Bringing world-class lipsync to developers with sync.
We discuss our partnership with sync. to bring their new 1.9.0-beta model into the Sieve ecosystem.
/blog-assets/authors/mokshith.jpg
by Mokshith Voodarla
Cover Image for Bringing world-class lipsync to developers with sync.

sync. has established itself as a leading AI video company currently focused on building the best lipsyncing models in the world. The SF-based startup is the same research team behind the original wav2lip model which has been starred over 11,000 times on GitHub.

Recently, sync. partnered with Sieve to bring their newly announced sync-1.9.0-beta model into the Sieve ecosystem. This model is available in Sieve’s lipsync pipeline as a new backend option as well as in Sieve’s dubbing pipeline as a lipsync_engine.

A new standard for lipsync quality

Prior lip-syncing models typically replace only the lower half of the face to maintain realism. While this makes sense in theory, it often leads to unnatural results because the face moves in complex, interdependent ways when speaking. By contrast, sync-1.9.0-beta is a completely new architecture that replaces the entire face based on the target audio file, allowing for more accurate and lifelike animations.

Below are some results comparing sync-1.9.0-beta (left) with SieveSync (right), a MuseTalk-based approach that focuses solely on the lower half of the face.

It's a significant leap in realism and quality—particularly impressive given that the models are zero-shot, requiring no additional training. Notable improvements include:

  • More accurate visual synchronization with target audio
  • Better handling of complex facial features (e.g., beards and other facial hair)
  • Reduced blurriness and higher output resolution
"We're excited to integrate our models into the Sieve ecosystem. The ability to edit the recorded word in video is powerful, but it compounds massively when composed into workflows with robust video editing primitives. We're excited to see what developers can create with our combined capabilities."
Prady Modukuru, CEO of sync.

Enabling world-class video translation

With the enhanced realism, we're thrilled to integrate these models into our state-of-the-art dubbing pipeline, which now supports sync-1.9.0-beta as a lipsync engine. Below is part of a podcast by Pieter Abbeel dubbed in Spanish.

Multi-speaker support

Many videos feature multiple people on screen, which often confuses most lip-sync models because it's unclear who should be synced to the given audio.

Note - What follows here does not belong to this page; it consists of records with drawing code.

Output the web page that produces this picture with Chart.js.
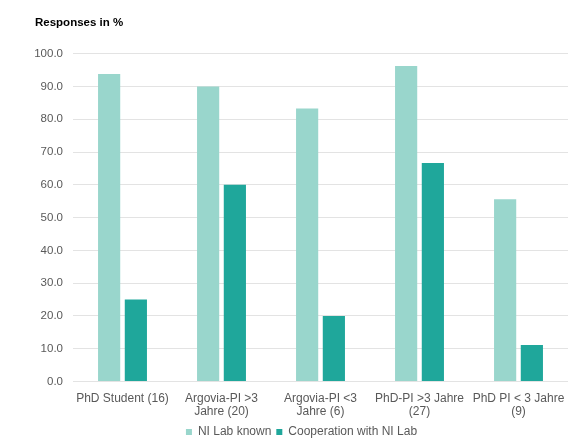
<!DOCTYPE html>
<html>
<head>
<meta charset="utf-8">
<script src="https://cdn.jsdelivr.net/npm/chart.js@4"></script>
<style>
  html, body { margin: 0; padding: 0; background: #fff; }
  #wrap { width: 588px; height: 443px; }
</style>
</head>
<body>
<div id="wrap"><canvas id="chart"></canvas></div>
<script>
// Données du graphique
const categories = [
    ['PhD Student (16)'],
    ['Argovia-PI >3', 'Jahre (20)'],
    ['Argovia-PI <3', 'Jahre (6)'],
    ['PhD-PI >3 Jahre', '(27)'],
    ['PhD PI < 3 Jahre', '(9)']
];
const labKnown = [93.8, 90.0, 83.3, 96.3, 55.6];
const cooperation = [25.0, 60.0, 20.0, 66.7, 11.1];
const seriesNames = ['NI Lab known', 'Cooperation with NI Lab'];

const lightColor = '#99d6cc';
const darkColor = '#1fa79b';

Chart.defaults.font.family = '"Liberation Sans", Arial, sans-serif';
Chart.defaults.font.size = 12;
Chart.defaults.color = '#595959';

new Chart(document.getElementById('chart'), {
    type: 'bar',
    data: {
        labels: categories,
        datasets: [
            {
                label: seriesNames[0],
                data: labKnown,
                backgroundColor: lightColor,
                categoryPercentage: 0.54,
                barPercentage: 0.83
            },
            {
                label: seriesNames[1],
                data: cooperation,
                backgroundColor: darkColor,
                categoryPercentage: 0.54,
                barPercentage: 0.83
            }
        ]
    },
    options: {
        responsive: true,
        maintainAspectRatio: false,
        animation: false,
        layout: { padding: { left: 35, right: 20, top: 16, bottom: -5 } },
        plugins: {
            title: {
                display: true,
                text: 'Responses in %',
                align: 'start',
                color: '#000',
                font: { size: 11.5, weight: 'bold' },
                padding: { top: 0, bottom: 24 }
            },
            legend: {
                position: 'bottom',
                labels: {
                    boxWidth: 6,
                    boxHeight: 6,
                    padding: 5,
                    color: '#595959'
                }
            },
            tooltip: { enabled: false }
        },
        scales: {
            y: {
                min: 0,
                max: 100,
                ticks: {
                    stepSize: 10,
                    padding: 10,
                    font: { size: 11.5 },
                    callback: v => v.toFixed(1)
                },
                grid: { color: '#e3e3e3', drawTicks: false },
                border: { display: false },
                afterFit: s => { s.width = 38; }
            },
            x: {
                grid: { display: false },
                border: { display: false },
                ticks: { padding: 2, maxRotation: 0, font: { lineHeight: 1.15 } }
            }
        }
    }
});
</script>
</body>
</html>
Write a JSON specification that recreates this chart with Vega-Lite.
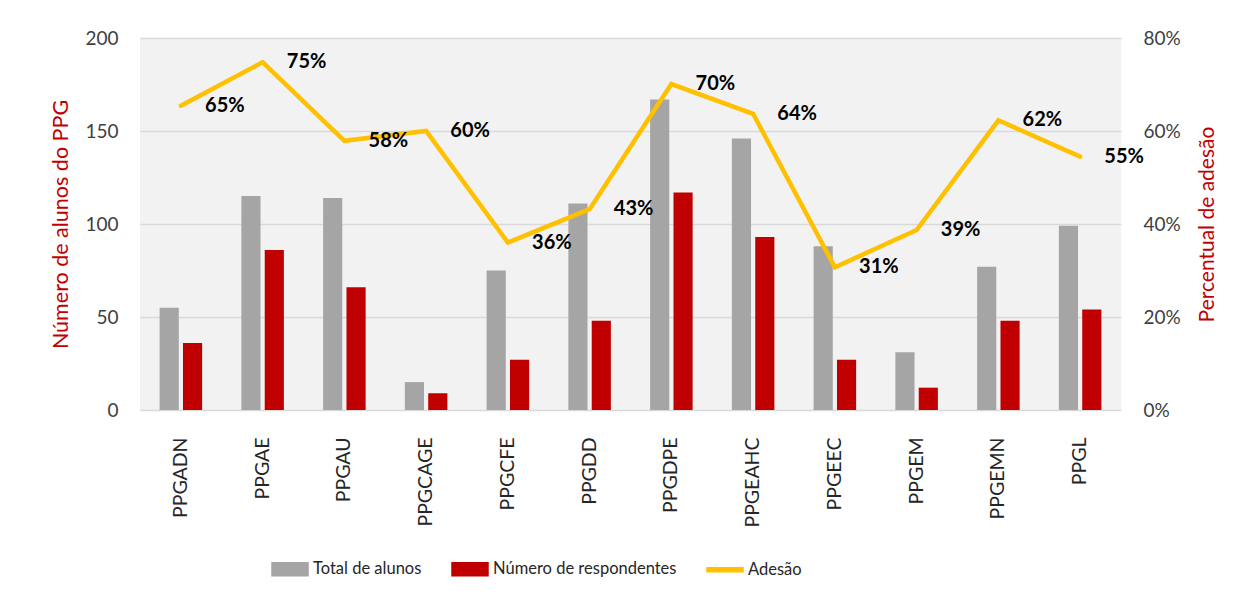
{
  "$schema": "https://vega.github.io/schema/vega-lite/v6.json",
  "autosize": "none",
  "width": 981,
  "height": 372,
  "padding": {"left": 140, "top": 38, "right": 122, "bottom": 188},
  "background": "white",
  "config": {
    "view": {"fill": "#F2F2F2", "stroke": null},
    "font": "Lato",
    "axis": {"labelFont": "Lato", "titleFont": "Lato", "labelColor": "#404040", "ticks": false, "domain": false}
  },
  "data": {
    "values": [
      {"programa": "PPGADN", "Total de alunos": 55, "Número de respondentes": 36, "adesao": 0.6545},
      {"programa": "PPGAE", "Total de alunos": 115, "Número de respondentes": 86, "adesao": 0.748},
      {"programa": "PPGAU", "Total de alunos": 114, "Número de respondentes": 66, "adesao": 0.579},
      {"programa": "PPGCAGE", "Total de alunos": 15, "Número de respondentes": 9, "adesao": 0.600},
      {"programa": "PPGCFE", "Total de alunos": 75, "Número de respondentes": 27, "adesao": 0.360},
      {"programa": "PPGDD", "Total de alunos": 111, "Número de respondentes": 48, "adesao": 0.432},
      {"programa": "PPGDPE", "Total de alunos": 167, "Número de respondentes": 117, "adesao": 0.701},
      {"programa": "PPGEAHC", "Total de alunos": 146, "Número de respondentes": 93, "adesao": 0.637},
      {"programa": "PPGEEC", "Total de alunos": 88, "Número de respondentes": 27, "adesao": 0.307},
      {"programa": "PPGEM", "Total de alunos": 31, "Número de respondentes": 12, "adesao": 0.387},
      {"programa": "PPGEMN", "Total de alunos": 77, "Número de respondentes": 48, "adesao": 0.623},
      {"programa": "PPGL", "Total de alunos": 99, "Número de respondentes": 54, "adesao": 0.545}
    ]
  },
  "encoding": {
    "x": {
      "field": "programa", "type": "nominal", "sort": null,
      "scale": {"paddingInner": 0.48, "paddingOuter": 0.24},
      "axis": {"title": null, "labelAngle": -90, "labelFontSize": 19.5, "labelPadding": 27, "labelColor": "#262626", "grid": false}
    }
  },
  "layer": [
    {
      "transform": [{"fold": ["Total de alunos", "Número de respondentes"], "as": ["serie", "valor"]}],
      "mark": {"type": "bar"},
      "encoding": {
        "xOffset": {"field": "serie", "type": "nominal", "sort": ["Total de alunos", "Número de respondentes"], "scale": {"paddingInner": 0.18}},
        "y": {
          "field": "valor", "type": "quantitative",
          "scale": {"domain": [0, 200]},
          "axis": {
            "title": "Número de alunos do PPG", "titleColor": "#C00000", "titleFontSize": 21.5, "titleFontWeight": "normal",
            "titlePadding": 12, "values": [0, 50, 100, 150, 200], "labelOverlap": false,
            "labelFontSize": 19, "labelPadding": 22, "grid": true, "gridColor": "#D9D9D9", "gridWidth": 1.3
          }
        },
        "color": {
          "field": "serie", "type": "nominal",
          "scale": {"domain": ["Total de alunos", "Número de respondentes", "Adesão"], "range": ["#A5A5A5", "#C00000", "#FFC000"]},
          "legend": {
            "orient": "none", "legendX": 131, "legendY": 512, "direction": "horizontal", "title": null,
            "labelFontSize": 16.5, "labelColor": "#262626", "labelFont": "Lato", "labelOffset": 4, "labelLimit": 400,
            "columnPadding": 27, "symbolSize": 1296,
            "encode": {
              "symbols": {
                "update": {
                  "shape": {"signal": "datum.value === 'Adesão' ? 'M-1,-0.11H1V0.11H-1Z' : 'M-1,-0.36H1V0.36H-1Z'"},
                  "fill": {"scale": "color", "field": "value"},
                  "stroke": {"value": "transparent"},
                  "opacity": {"value": 1}
                }
              }
            }
          }
        }
      }
    },
    {
      "mark": {"type": "line", "strokeWidth": 4.5, "strokeJoin": "miter", "strokeCap": "round"},
      "encoding": {
        "y": {
          "field": "adesao", "type": "quantitative",
          "scale": {"domain": [0, 0.8]},
          "axis": {
            "orient": "right", "format": ".0%", "values": [0, 0.2, 0.4, 0.6, 0.8], "labelOverlap": false,
            "title": "Percentual de adesão", "titleColor": "#C00000", "titleFontSize": 21, "titleFontWeight": "normal",
            "titleAngle": -90, "titlePadding": 37, "labelFontSize": 19, "labelPadding": 22, "grid": false
          }
        },
        "color": {"datum": "Adesão"}
      }
    },
    {
      "mark": {"type": "text", "dx": 44, "fontSize": 20, "fontWeight": "bold", "color": "#000000", "baseline": "middle", "align": "center"},
      "encoding": {
        "y": {"field": "adesao", "type": "quantitative", "scale": {"domain": [0, 0.8]}, "axis": null},
        "text": {"field": "adesao", "type": "quantitative", "format": ".0%"}
      }
    }
  ],
  "resolve": {"scale": {"y": "independent"}}
}
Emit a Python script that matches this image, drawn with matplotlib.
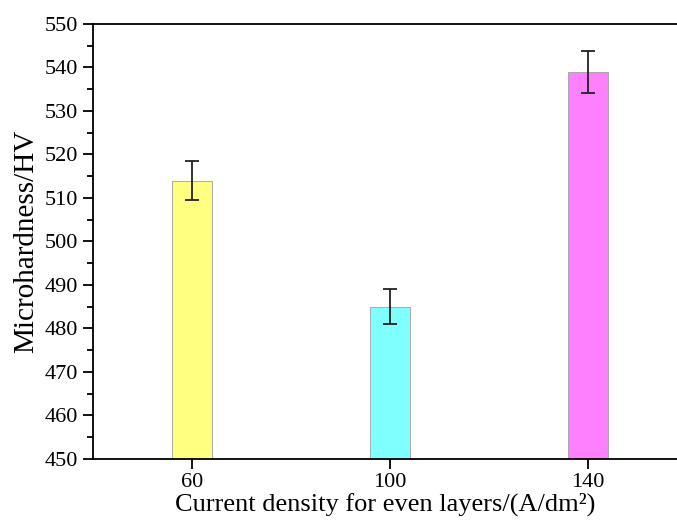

Sieve’s lipsync pipeline tackles this with an enable_multispeaker option that uses active speaker detection to automatically identify and apply lipsync to the correct person. Below is a demo where two speakers appear simultaneously, and Sieve automatically selects the right speaker for lipsyncing.

Looking forward

Our partnership with sync. is just one example of our commitment to creating production-ready AI video pipelines for a wide range of use cases, including those powered by high-quality lip-syncing. We’re excited to see developers explore these possibilities, and we look forward to sharing more partnership updates soon!